Le constant développement du contrôle étatique sur les terres, les avancées technologiques, la globalisation des échanges sont autant de données qui paraissent entrer en contradiction avec un territoire « libre », épuré de toute gouvernance étatique. Et si un territoire sans État ne signifie pas pour autant un territoire sans gestion, sans gouvernance, leur pérennisation est bien souvent difficile. Car ce sont les entités étatiques, les Empires, les Monarchies, les Républiques qui font l'histoire en laissant des traces matérielles de leur passage.

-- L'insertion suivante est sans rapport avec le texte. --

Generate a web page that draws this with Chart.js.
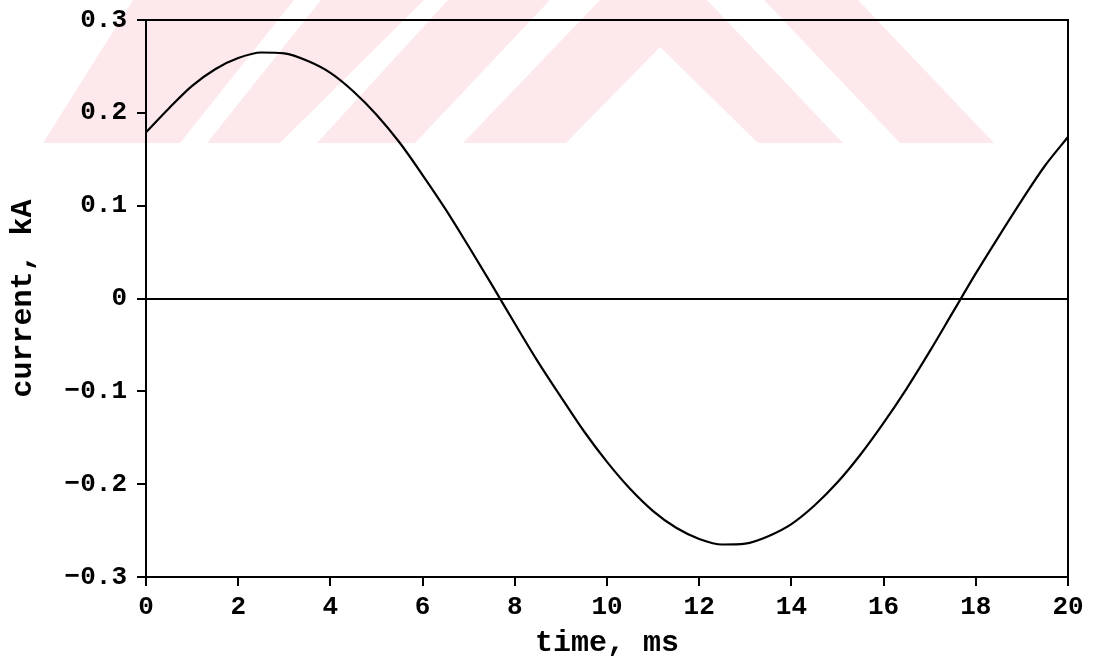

Alors la Zomia va certainement disparaître, et son histoire avec. Particulièrement à cause des technologies qui empêchent les caractéristiques du terrain d'avoir cet effet d'éloignement, de retranchement. Mais la question qui importe est que, via l'accroissement de la puissance des États, et donc via la standardisation des régimes politiques, ne va-t-on pas à l'encontre d'autres modes de vie ? Une réflexion que l'on peut mettre en parallèle à celle de Bertrand Badie et de son concept de l'État importé, par lequel il dénonce l'importation de modèles étatiques clef en main, notamment en Afrique. Ceux-ci, sous couvert d'une adaptation au contexte extérieur, et souvent aux promesses d'une croissance économique, ne prennent pas en compte les facteurs internes déterminants à l'établissement d'un régime politique stable et adapté.